The lone dissenting voice based his judgment on the lack of transparency in the appointment process under the collegium. In a display of both fairness and candour, even the judges who ruled against the constitutional amendment have underscored the flaws in the collegium arrangement and have posted the matter for a “consequence hearing” in November.

Perhaps, one of the esoteric triggers for the almost unanimous striking down of the constitutional amendment and the NJAC could be the return of a majority government after almost a quarter century of coalition governments. Maybe that is why the court, even for deciding a constitutional question, has rightly found the attendant political circumstances relevant. They find prominent mention in the body of the judgment. One can only wonder whether the Supreme Court may have come to a different conclusion if a coalition government had been in office.

Only four times before has a constitutional amendment been struck down by the Supreme Court, and three of those four occasions have been because it barred the fundamental power of judicial review. This time around, and notably so, the principle of separation of powers and independence of the judiciary have been invoked to strike down the 99th Constitutional Amendment.

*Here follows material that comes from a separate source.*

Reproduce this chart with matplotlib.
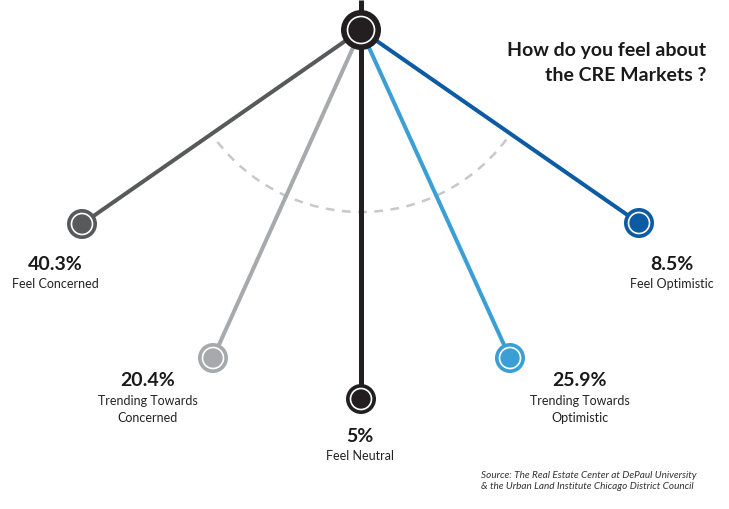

The argument made by the government in the Supreme Court, and outside, that the NJAC represents the “will of the people” and, therefore, must be held as valid by the courts, is legally subversive and morally insidious. If accepted, parliamentary majorities can then resort to unconstitutional actions, like abrogation of the Constitution, replacing democracy with dictatorship, and tell the courts that they cannot hear a challenge to these actions, much less strike them down as it reflects the will of the people as expressed by the legislature. This would ring the death knell of the court system. The most hilarious of course was the “tyranny of the unelected” hyperbole coming as it did from a gentleman whose electoral credentials are nothing much to write home about.

With the spectre of fascism hanging low, a great evil stalks our land. It is better, for now, that judges continue to appoint judges, howsoever imperfect the system may be, rather than leaving it to the tender mercies of Narendra Modi and his not very merry men. It is undoubtedly the lesser of the two evils. For judges will retire, governments will change, but the Constitution would remain to be revisited at a more fortuitous time. As war is too serious a business to be left to generals, judicial appointments are too critical to be allowed any monkeying around with.